AIM: Without the pictures, output the lines of the material from the very first through the one that holds "const seriesNames = ['Clocaenog', 'Wales".

AVAILABLE DATA:
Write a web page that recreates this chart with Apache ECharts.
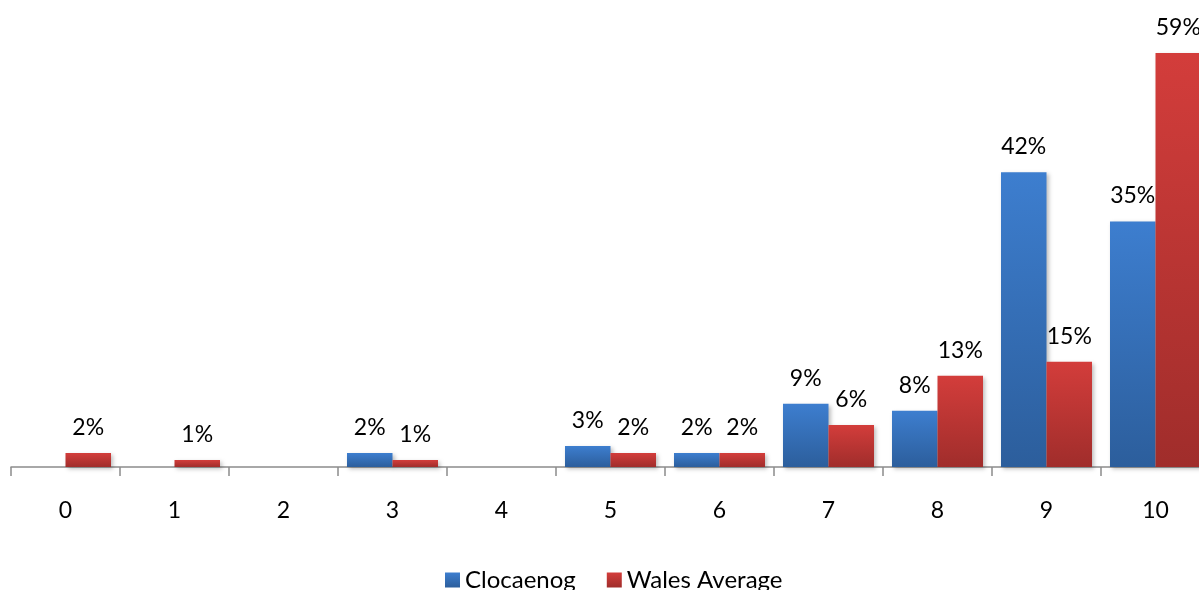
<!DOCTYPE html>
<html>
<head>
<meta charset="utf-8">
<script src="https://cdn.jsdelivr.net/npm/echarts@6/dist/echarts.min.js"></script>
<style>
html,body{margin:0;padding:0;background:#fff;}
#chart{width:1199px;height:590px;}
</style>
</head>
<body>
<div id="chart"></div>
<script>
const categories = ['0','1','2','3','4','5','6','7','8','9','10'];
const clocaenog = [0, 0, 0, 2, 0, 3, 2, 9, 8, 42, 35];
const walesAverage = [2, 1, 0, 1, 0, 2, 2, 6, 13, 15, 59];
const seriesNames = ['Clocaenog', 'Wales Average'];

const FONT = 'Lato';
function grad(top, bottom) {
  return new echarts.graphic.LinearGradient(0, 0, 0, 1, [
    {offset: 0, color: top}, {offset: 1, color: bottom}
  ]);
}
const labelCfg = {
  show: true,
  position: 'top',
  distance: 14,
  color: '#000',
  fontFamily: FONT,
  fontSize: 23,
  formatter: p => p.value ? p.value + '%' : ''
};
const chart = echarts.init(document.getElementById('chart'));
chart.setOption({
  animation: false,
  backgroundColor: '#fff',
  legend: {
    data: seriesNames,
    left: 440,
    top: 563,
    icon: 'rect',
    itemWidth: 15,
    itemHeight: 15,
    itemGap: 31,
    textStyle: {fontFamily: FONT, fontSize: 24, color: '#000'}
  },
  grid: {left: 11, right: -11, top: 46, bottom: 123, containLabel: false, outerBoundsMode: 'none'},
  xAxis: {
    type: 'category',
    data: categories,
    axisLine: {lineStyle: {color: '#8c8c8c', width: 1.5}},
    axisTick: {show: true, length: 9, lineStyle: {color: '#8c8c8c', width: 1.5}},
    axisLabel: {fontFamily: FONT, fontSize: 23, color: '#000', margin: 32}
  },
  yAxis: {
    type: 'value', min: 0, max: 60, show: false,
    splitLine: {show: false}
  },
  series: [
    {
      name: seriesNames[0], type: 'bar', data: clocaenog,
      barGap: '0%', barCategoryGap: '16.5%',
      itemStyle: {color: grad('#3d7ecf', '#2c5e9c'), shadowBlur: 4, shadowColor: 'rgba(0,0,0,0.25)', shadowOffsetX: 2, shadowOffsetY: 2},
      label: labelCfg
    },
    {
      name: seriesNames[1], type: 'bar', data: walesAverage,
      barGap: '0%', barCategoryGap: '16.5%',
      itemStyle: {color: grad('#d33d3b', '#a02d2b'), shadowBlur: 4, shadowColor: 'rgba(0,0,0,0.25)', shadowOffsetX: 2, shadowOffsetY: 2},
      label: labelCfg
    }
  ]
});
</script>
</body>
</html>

ANSWER TO THE TASK:
Write a web page that recreates this chart with Apache ECharts.
<!DOCTYPE html>
<html>
<head>
<meta charset="utf-8">
<script src="https://cdn.jsdelivr.net/npm/echarts@6/dist/echarts.min.js"></script>
<style>
html,body{margin:0;padding:0;background:#fff;}
#chart{width:1199px;height:590px;}
</style>
</head>
<body>
<div id="chart"></div>
<script>
const categories = ['0','1','2','3','4','5','6','7','8','9','10'];
const clocaenog = [0, 0, 0, 2, 0, 3, 2, 9, 8, 42, 35];
const walesAverage = [2, 1, 0, 1, 0, 2, 2, 6, 13, 15, 59];
const seriesNames = ['Clocaenog', 'Wales Average'];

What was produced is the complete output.